BRATISLAVA (Reuters) - Slovakia will phase out subsidies for coal mines supplying one of the country’s most polluting power plants from 2023, sooner than expected, Economy Minister Peter Ziga said on Monday.
The Slovak government subsidizes mining at the country’s only coal company, privately owned Hornonitrianske Bane Prievidza (HBP), paying around 100 million euros ($114 million) a year, which helps maintain thousands of jobs.
The company produced 1.8 million tonnes of brown coal last year, supplying the Novaky power plant in central Slovakia. The facility is operated by Slovenske Elektrarne, a utility co-owned by the state, Italy’s Enel and Czech energy group EPH.

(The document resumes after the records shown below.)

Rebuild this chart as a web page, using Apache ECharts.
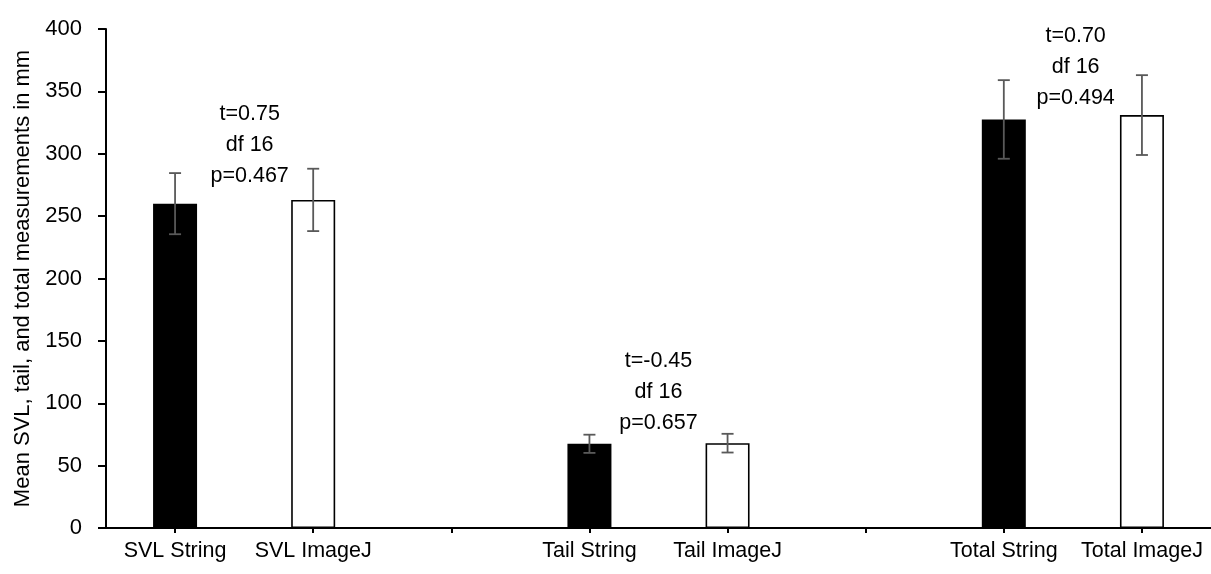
<!DOCTYPE html>
<html>
<head>
<meta charset="utf-8">
<script src="https://cdn.jsdelivr.net/npm/echarts@6/dist/echarts.min.js"></script>
<style>
  html, body { margin: 0; padding: 0; background: #fff; }
  #chart { width: 1211px; height: 574px; }
</style>
</head>
<body>
<div id="chart"></div>
<script>
// ---- data ----
const categories = ['SVL String', 'SVL ImageJ', '', 'Tail String', 'Tail ImageJ', '', 'Total String', 'Total ImageJ'];
const meanValues = [260, 263, null, 67.5, 68, null, 327.5, 331];
const errorValues = [24.5, 25, null, 7.3, 7.5, null, 31.5, 32];
const method = ['String', 'ImageJ', null, 'String', 'ImageJ', null, 'String', 'ImageJ'];
const yTicks = [0, 50, 100, 150, 200, 250, 300, 350, 400];
const annotationTexts = ['t=0.75\ndf 16\np=0.467', 't=-0.45\ndf 16\np=0.657', 't=0.70\ndf 16\np=0.494'];
const annotationX = [1.04, 4.0, 7.02];
const annotationY = [307, 109, 369.5];

const FONT = '"Liberation Sans", Arial, sans-serif';

const barData = meanValues.map((v, i) => {
  if (v === null) return null;
  return {
    value: v,
    itemStyle: method[i] === 'String'
      ? { color: '#000000', borderColor: '#000000', borderWidth: 0 }
      : { color: '#ffffff', borderColor: '#000000', borderWidth: 1.6 }
  };
});

const errData = meanValues.map((v, i) => v === null ? [i, null, null] : [i, v - errorValues[i], v + errorValues[i]]).filter(d => d[1] !== null);

const chart = echarts.init(document.getElementById('chart'), null, { renderer: 'canvas' });
chart.setOption({
  animation: false,
  backgroundColor: '#ffffff',
  grid: { left: 106, right: -7, top: 29, bottom: 46, containLabel: false },
  xAxis: [
    {
      type: 'category',
      data: categories,
      boundaryGap: true,
      axisLine: { lineStyle: { color: '#000', width: 2 } },
      axisTick: { show: true, alignWithLabel: true, length: 5, lineStyle: { color: '#000', width: 2 } },
      axisLabel: { color: '#000', fontFamily: FONT, fontSize: 21.5, margin: 12, interval: 0 },
      splitLine: { show: false }
    },
    {
      type: 'value', min: 0, max: 8, show: false
    }
  ],
  yAxis: {
    type: 'value',
    min: yTicks[0],
    max: yTicks[yTicks.length - 1],
    interval: 50,
    name: 'Mean SVL, tail, and total measurements in mm',
    nameLocation: 'middle',
    nameGap: 70,
    nameTextStyle: { color: '#000', fontFamily: FONT, fontSize: 22 },
    axisLine: { show: true, lineStyle: { color: '#000', width: 2 } },
    axisTick: { show: true, length: 8, lineStyle: { color: '#000', width: 2 } },
    axisLabel: { color: '#000', fontFamily: FONT, fontSize: 22, margin: 24 },
    splitLine: { show: false }
  },
  series: [
    {
      type: 'bar',
      data: barData,
      barWidth: 44,
      xAxisIndex: 0,
      z: 2
    },
    {
      type: 'custom',
      xAxisIndex: 0,
      z: 5,
      data: errData,
      renderItem: function (params, api) {
        const x = api.value(0);
        const lo = api.coord([x, api.value(1)]);
        const hi = api.coord([x, api.value(2)]);
        const half = 6;
        const style = { stroke: '#595959', lineWidth: 1.8 };
        return {
          type: 'group',
          children: [
            { type: 'line', shape: { x1: lo[0], y1: lo[1], x2: hi[0], y2: hi[1] }, style: style },
            { type: 'line', shape: { x1: hi[0] - half, y1: hi[1], x2: hi[0] + half, y2: hi[1] }, style: style },
            { type: 'line', shape: { x1: lo[0] - half, y1: lo[1], x2: lo[0] + half, y2: lo[1] }, style: style }
          ]
        };
      }
    },
    {
      type: 'scatter',
      xAxisIndex: 1,
      symbolSize: 0,
      z: 6,
      itemStyle: { opacity: 1, color: '#000' },
      data: annotationX.map((x, i) => ({ value: [x, annotationY[i]], label: { formatter: annotationTexts[i] } })),
      label: {
        show: true,
        position: 'inside',
        color: '#000',
        opacity: 1,
        fontFamily: FONT,
        fontSize: 21.5,
        lineHeight: 31,
        align: 'center',
        verticalAlign: 'middle'
      },
      emphasis: { disabled: true }
    }
  ]
});
</script>
</body>
</html>
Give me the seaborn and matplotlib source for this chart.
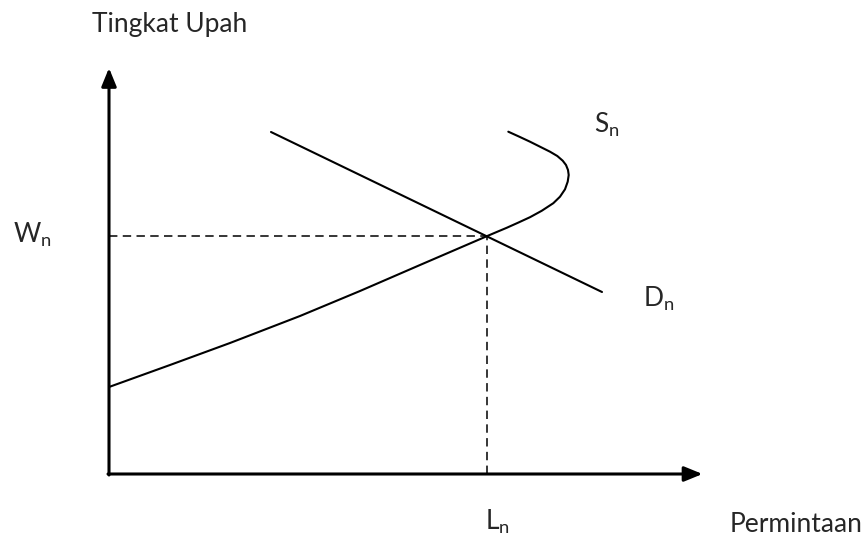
import matplotlib
matplotlib.use("Agg")
import matplotlib.pyplot as plt
import seaborn as sns
import pandas as pd

# Supply curve (quantity, wage), bends back at the top
supply_q = [0.0, 6.1, 12.1, 19.1, 25.1, 31.1, 37.83, 38.77, 39.77, 40.93, 42.1,
            43.27, 44.43, 45.1, 45.6, 45.87, 45.97, 45.9, 45.7, 45.37, 44.83,
            44.1, 43.1, 42.1, 41.03, 39.93]
supply_w = [8.7, 10.9, 13.1, 15.8, 18.3, 20.9, 23.8, 24.2, 24.62, 25.14, 25.68,
            26.32, 27.08, 27.73, 28.47, 29.23, 29.9, 30.4, 30.9, 31.33, 31.8,
            32.23, 32.73, 33.23, 33.73, 34.23]

# Demand line end points
demand_q = [16.2, 49.3]
demand_w = [34.2, 18.2]

# Equilibrium
eq_q = 37.8
eq_w = 23.8

# Axis extents (arrow tips)
q_max = 59.35
w_max = 40.6

supply = pd.DataFrame({"q": supply_q, "w": supply_w})
demand = pd.DataFrame({"q": demand_q, "w": demand_w})

sns.set_style("white")
plt.rcParams["font.family"] = ["Lato", "DejaVu Sans"]
plt.rcParams["mathtext.fontset"] = "custom"
plt.rcParams["mathtext.rm"] = "Lato"

fig = plt.figure(figsize=(8.65, 5.37), dpi=100)
ax = fig.add_axes([0, 0, 1, 1])
ax.set_xlim(-10.9, 75.6)
ax.set_ylim(-6.3, 47.4)
ax.axis("off")

# curves
sns.lineplot(data=supply, x="q", y="w", sort=False, estimator=None,
             color="black", lw=1.5, ax=ax, solid_joinstyle="round")
sns.lineplot(data=demand, x="q", y="w", sort=False, estimator=None,
             color="black", lw=1.5, ax=ax)

# dashed guides to the equilibrium
ax.plot([0, eq_q], [eq_w, eq_w], color="black", lw=1.1, dashes=(5.5, 3.5))
ax.plot([eq_q, eq_q], [0, eq_w], color="black", lw=1.1, dashes=(5.5, 3.5))

# axes with arrow heads
arrow = dict(arrowstyle="-|>,head_length=1.1,head_width=0.45", lw=2.2,
             color="black", shrinkA=0, shrinkB=0, mutation_scale=10)
ax.annotate("", xy=(q_max, 0), xytext=(-0.1, 0), arrowprops=arrow)
ax.annotate("", xy=(0, w_max), xytext=(0, -0.1), arrowprops=arrow)

fs = 19
ax.text(-1.7, 44.2, "Tingkat Upah", fontsize=fs, va="baseline")
ax.text(-9.57, 23.1, r"$\mathregular{W_n}$", fontsize=fs, va="baseline")
ax.text(48.5, 34.1, r"$\mathregular{S_n}$", fontsize=fs, va="baseline")
ax.text(53.4, 16.7, r"$\mathregular{D_n}$", fontsize=fs, va="baseline")
ax.text(37.6, -5.6, r"$\mathregular{L_n}$", fontsize=fs, va="baseline")
ax.text(75.3, -5.75, "Permintaan", fontsize=fs, va="baseline", ha="right")

fig.savefig("out.png", dpi=100)
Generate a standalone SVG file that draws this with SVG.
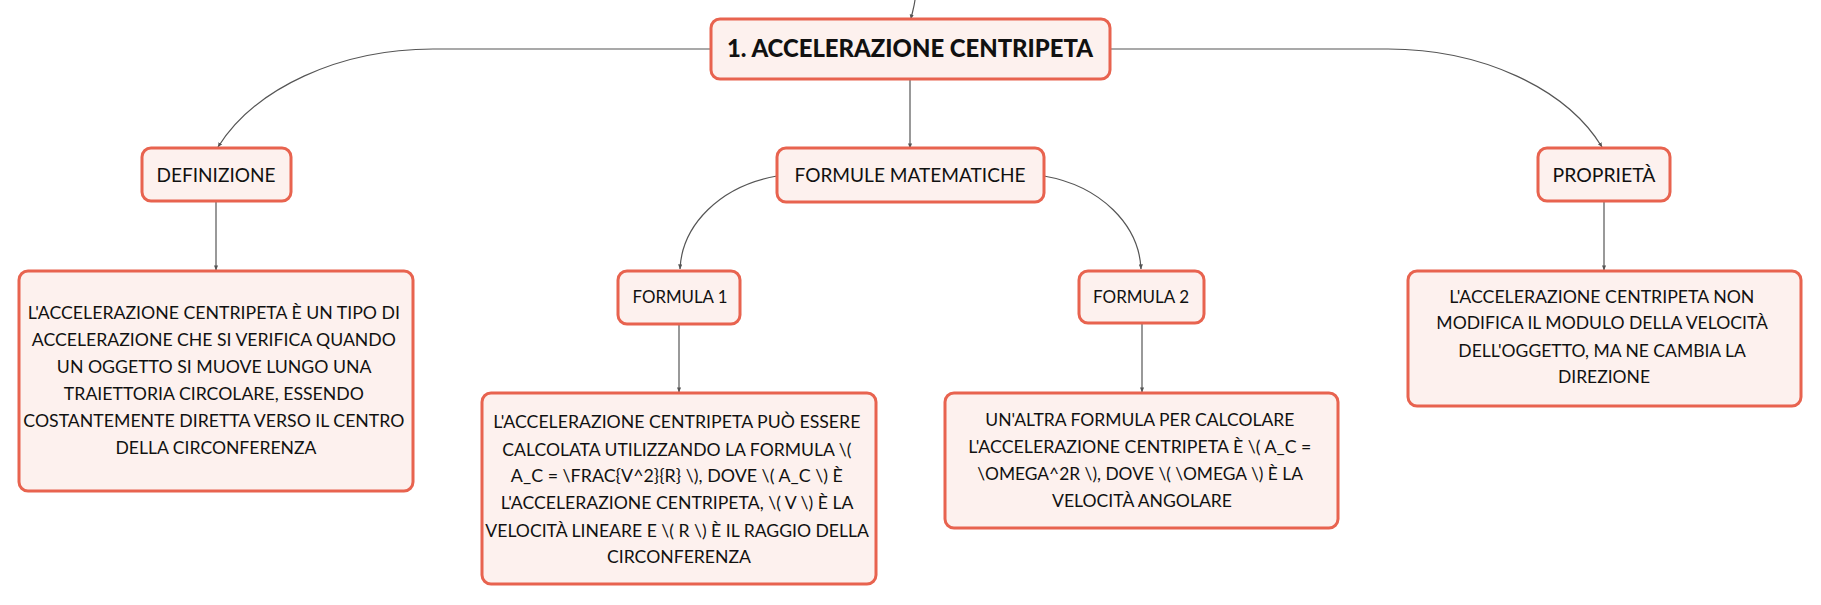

Slovenske Elektrarne said this year that extending the life of the 266-megawatt Novaky plant beyond 2023 would require significant investment.
The Environment Ministry says the plant is the second-biggest carbon emitter in the country.
Closing the mines has long been contentious as they employ around 4,000 people directly and 11,000 indirectly. Slovakia’s car industry is booming, though, potentially giving retrained workers the chance to secure another job.
“We will soon unveil an action plan and announce the year 2023 as the end of subsidies for the coal mines,” Ziga told reporters on the sidelines of an energy conference in Bratislava.
“It does not mean they would have to close immediately. We have to work with the European Commission to show people alternatives,” he added.